Set problem |
Write the listing below out again exactly, dropping the images.

>> Begin Stored data

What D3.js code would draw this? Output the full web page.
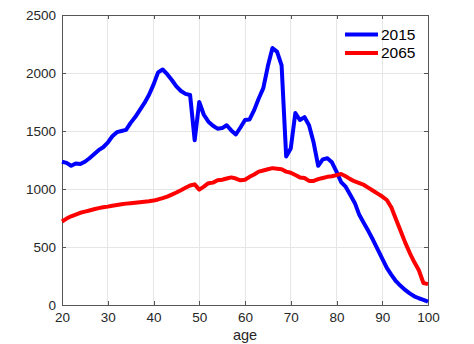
<!DOCTYPE html>
<html>
<head>
<meta charset="utf-8">
<script src="https://cdn.jsdelivr.net/npm/d3@7"></script>
<style>
  html, body { margin: 0; padding: 0; background: #fff; }
  svg { display: block; font-family: "Liberation Sans", Arial, Helvetica, sans-serif; }
</style>
</head>
<body>
<svg id="chart" width="474" height="344"></svg>
<script>
// Population by age (single years 20..100)
const ages = d3.range(20, 101);

const pop2015 = [
  1235, 1225, 1200, 1220, 1215, 1235, 1265, 1300, 1335, 1360,
  1400, 1455, 1490, 1500, 1510, 1570, 1620, 1680, 1740, 1810,
  1900, 2005, 2030, 1990, 1940, 1885, 1845, 1820, 1810, 1420,
  1750, 1640, 1580, 1545, 1520, 1525, 1550, 1505, 1470, 1530,
  1595, 1600, 1680, 1780, 1870, 2060, 2215, 2185, 2065, 1280,
  1350, 1655, 1595, 1620, 1550, 1400, 1200, 1255, 1265, 1230,
  1150, 1060, 1020, 950, 880, 775, 705, 635, 560, 480,
  400, 320, 260, 205, 165, 130, 100, 75, 58, 45,
  30
];

const pop2065 = [
  720, 745, 765, 780, 795, 805, 815, 825, 835, 842,
  848, 856, 862, 868, 874, 878, 882, 886, 890, 894,
  900, 910, 922, 935, 952, 970, 990, 1010, 1030, 1040,
  995, 1020, 1050, 1055, 1075, 1080, 1090, 1100, 1090, 1075,
  1080, 1105, 1125, 1150, 1160, 1170, 1180, 1175, 1170, 1150,
  1140, 1120, 1100, 1095, 1070, 1070, 1085, 1095, 1105, 1110,
  1120, 1130, 1110, 1085, 1065, 1050, 1035, 1010, 985, 960,
  935, 905, 840, 740, 640, 540, 450, 370, 300, 190,
  180
];

const seriesNames = ["2015", "2065"];
const seriesColors = ["#0000ff", "#ff0000"];
const xTicks = [20, 30, 40, 50, 60, 70, 80, 90, 100];
const yTicks = [0, 500, 1000, 1500, 2000, 2500];
const xLabel = "age";

const svg = d3.select("#chart");
const margin = { left: 62, top: 15, right: 474 - 428, bottom: 344 - 305 };
const W = 474 - margin.left - margin.right;
const H = 344 - margin.top - margin.bottom;

const x = d3.scaleLinear().domain([20, 100]).range([0, W]);
const y = d3.scaleLinear().domain([0, 2500]).range([H, 0]);

const g = svg.append("g").attr("transform", `translate(${margin.left},${margin.top})`);

// grid
g.append("g").selectAll("line.gx").data(xTicks.slice(1, -1)).join("line")
  .attr("x1", d => x(d)).attr("x2", d => x(d)).attr("y1", 0).attr("y2", H)
  .attr("stroke", "#e6e6e6").attr("stroke-width", 1).attr("shape-rendering", "crispEdges");
g.append("g").selectAll("line.gy").data(yTicks.slice(1, -1)).join("line")
  .attr("y1", d => y(d)).attr("y2", d => y(d)).attr("x1", 0).attr("x2", W)
  .attr("stroke", "#e6e6e6").attr("stroke-width", 1).attr("shape-rendering", "crispEdges");

// axes (ticks pointing inward)
const axisColor = "#555";
const textColor = "#262626";
const fmt = d3.format("d");
function styleAxis(sel, showText) {
  sel.select(".domain").attr("stroke", axisColor).attr("shape-rendering", "crispEdges");
  sel.selectAll(".tick line").attr("stroke", axisColor).attr("shape-rendering", "crispEdges");
  sel.selectAll(".tick text").attr("fill", textColor).style("font-size", "13.5px")
    .style("display", showText ? null : "none");
}

g.append("g").attr("transform", `translate(0,${H})`)
  .call(d3.axisBottom(x).tickValues(xTicks).tickFormat(fmt).tickSizeInner(-4).tickSizeOuter(0).tickPadding(7))
  .call(s => styleAxis(s, true));
g.append("g")
  .call(d3.axisTop(x).tickValues(xTicks).tickFormat(fmt).tickSizeInner(-4).tickSizeOuter(0))
  .call(s => styleAxis(s, false));
g.append("g")
  .call(d3.axisLeft(y).tickValues(yTicks).tickFormat(fmt).tickSizeInner(-4).tickSizeOuter(0).tickPadding(6))
  .call(s => styleAxis(s, true));
g.append("g").attr("transform", `translate(${W},0)`)
  .call(d3.axisRight(y).tickValues(yTicks).tickFormat(fmt).tickSizeInner(-4).tickSizeOuter(0))
  .call(s => styleAxis(s, false));

// x label
g.append("text").attr("x", W / 2).attr("y", H + 35)
  .attr("text-anchor", "middle").attr("fill", textColor)
  .style("font-size", "14.5px").text(xLabel);

// series lines
const line = d3.line().x((d, i) => x(ages[i])).y(d => y(d));
[pop2015, pop2065].forEach((vals, k) => {
  g.append("path").datum(vals)
    .attr("d", line)
    .attr("fill", "none")
    .attr("stroke", seriesColors[k])
    .attr("stroke-width", 4)
    .attr("stroke-linejoin", "round");
});

// legend
const lg = g.append("g").attr("transform", `translate(${345 - margin.left},${34.5 - margin.top})`);
seriesNames.forEach((name, k) => {
  const row = lg.append("g").attr("transform", `translate(0,${k * 18.5})`);
  row.append("line").attr("x1", 0).attr("x2", 33).attr("y1", 0).attr("y2", 0)
    .attr("stroke", seriesColors[k]).attr("stroke-width", 4);
  row.append("text").attr("x", 36).attr("y", 0).attr("dy", "0.35em")
    .attr("fill", "#000").style("font-size", "15.5px").text(name);
});
</script>
</body>
</html>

>> End Stored data

Output of the exercise |
What D3.js code would draw this? Output the full web page.
<!DOCTYPE html>
<html>
<head>
<meta charset="utf-8">
<script src="https://cdn.jsdelivr.net/npm/d3@7"></script>
<style>
  html, body { margin: 0; padding: 0; background: #fff; }
  svg { display: block; font-family: "Liberation Sans", Arial, Helvetica, sans-serif; }
</style>
</head>
<body>
<svg id="chart" width="474" height="344"></svg>
<script>
// Population by age (single years 20..100)
const ages = d3.range(20, 101);

const pop2015 = [
  1235, 1225, 1200, 1220, 1215, 1235, 1265, 1300, 1335, 1360,
  1400, 1455, 1490, 1500, 1510, 1570, 1620, 1680, 1740, 1810,
  1900, 2005, 2030, 1990, 1940, 1885, 1845, 1820, 1810, 1420,
  1750, 1640, 1580, 1545, 1520, 1525, 1550, 1505, 1470, 1530,
  1595, 1600, 1680, 1780, 1870, 2060, 2215, 2185, 2065, 1280,
  1350, 1655, 1595, 1620, 1550, 1400, 1200, 1255, 1265, 1230,
  1150, 1060, 1020, 950, 880, 775, 705, 635, 560, 480,
  400, 320, 260, 205, 165, 130, 100, 75, 58, 45,
  30
];

const pop2065 = [
  720, 745, 765, 780, 795, 805, 815, 825, 835, 842,
  848, 856, 862, 868, 874, 878, 882, 886, 890, 894,
  900, 910, 922, 935, 952, 970, 990, 1010, 1030, 1040,
  995, 1020, 1050, 1055, 1075, 1080, 1090, 1100, 1090, 1075,
  1080, 1105, 1125, 1150, 1160, 1170, 1180, 1175, 1170, 1150,
  1140, 1120, 1100, 1095, 1070, 1070, 1085, 1095, 1105, 1110,
  1120, 1130, 1110, 1085, 1065, 1050, 1035, 1010, 985, 960,
  935, 905, 840, 740, 640, 540, 450, 370, 300, 190,
  180
];

const seriesNames = ["2015", "2065"];
const seriesColors = ["#0000ff", "#ff0000"];
const xTicks = [20, 30, 40, 50, 60, 70, 80, 90, 100];
const yTicks = [0, 500, 1000, 1500, 2000, 2500];
const xLabel = "age";

const svg = d3.select("#chart");
const margin = { left: 62, top: 15, right: 474 - 428, bottom: 344 - 305 };
const W = 474 - margin.left - margin.right;
const H = 344 - margin.top - margin.bottom;

const x = d3.scaleLinear().domain([20, 100]).range([0, W]);
const y = d3.scaleLinear().domain([0, 2500]).range([H, 0]);

const g = svg.append("g").attr("transform", `translate(${margin.left},${margin.top})`);

// grid
g.append("g").selectAll("line.gx").data(xTicks.slice(1, -1)).join("line")
  .attr("x1", d => x(d)).attr("x2", d => x(d)).attr("y1", 0).attr("y2", H)
  .attr("stroke", "#e6e6e6").attr("stroke-width", 1).attr("shape-rendering", "crispEdges");
g.append("g").selectAll("line.gy").data(yTicks.slice(1, -1)).join("line")
  .attr("y1", d => y(d)).attr("y2", d => y(d)).attr("x1", 0).attr("x2", W)
  .attr("stroke", "#e6e6e6").attr("stroke-width", 1).attr("shape-rendering", "crispEdges");

// axes (ticks pointing inward)
const axisColor = "#555";
const textColor = "#262626";
const fmt = d3.format("d");
function styleAxis(sel, showText) {
  sel.select(".domain").attr("stroke", axisColor).attr("shape-rendering", "crispEdges");
  sel.selectAll(".tick line").attr("stroke", axisColor).attr("shape-rendering", "crispEdges");
  sel.selectAll(".tick text").attr("fill", textColor).style("font-size", "13.5px")
    .style("display", showText ? null : "none");
}

g.append("g").attr("transform", `translate(0,${H})`)
  .call(d3.axisBottom(x).tickValues(xTicks).tickFormat(fmt).tickSizeInner(-4).tickSizeOuter(0).tickPadding(7))
  .call(s => styleAxis(s, true));
g.append("g")
  .call(d3.axisTop(x).tickValues(xTicks).tickFormat(fmt).tickSizeInner(-4).tickSizeOuter(0))
  .call(s => styleAxis(s, false));
g.append("g")
  .call(d3.axisLeft(y).tickValues(yTicks).tickFormat(fmt).tickSizeInner(-4).tickSizeOuter(0).tickPadding(6))
  .call(s => styleAxis(s, true));
g.append("g").attr("transform", `translate(${W},0)`)
  .call(d3.axisRight(y).tickValues(yTicks).tickFormat(fmt).tickSizeInner(-4).tickSizeOuter(0))
  .call(s => styleAxis(s, false));

// x label
g.append("text").attr("x", W / 2).attr("y", H + 35)
  .attr("text-anchor", "middle").attr("fill", textColor)
  .style("font-size", "14.5px").text(xLabel);

// series lines
const line = d3.line().x((d, i) => x(ages[i])).y(d => y(d));
[pop2015, pop2065].forEach((vals, k) => {
  g.append("path").datum(vals)
    .attr("d", line)
    .attr("fill", "none")
    .attr("stroke", seriesColors[k])
    .attr("stroke-width", 4)
    .attr("stroke-linejoin", "round");
});

// legend
const lg = g.append("g").attr("transform", `translate(${345 - margin.left},${34.5 - margin.top})`);
seriesNames.forEach((name, k) => {
  const row = lg.append("g").attr("transform", `translate(0,${k * 18.5})`);
  row.append("line").attr("x1", 0).attr("x2", 33).attr("y1", 0).attr("y2", 0)
    .attr("stroke", seriesColors[k]).attr("stroke-width", 4);
  row.append("text").attr("x", 36).attr("y", 0).attr("dy", "0.35em")
    .attr("fill", "#000").style("font-size", "15.5px").text(name);
});
</script>
</body>
</html>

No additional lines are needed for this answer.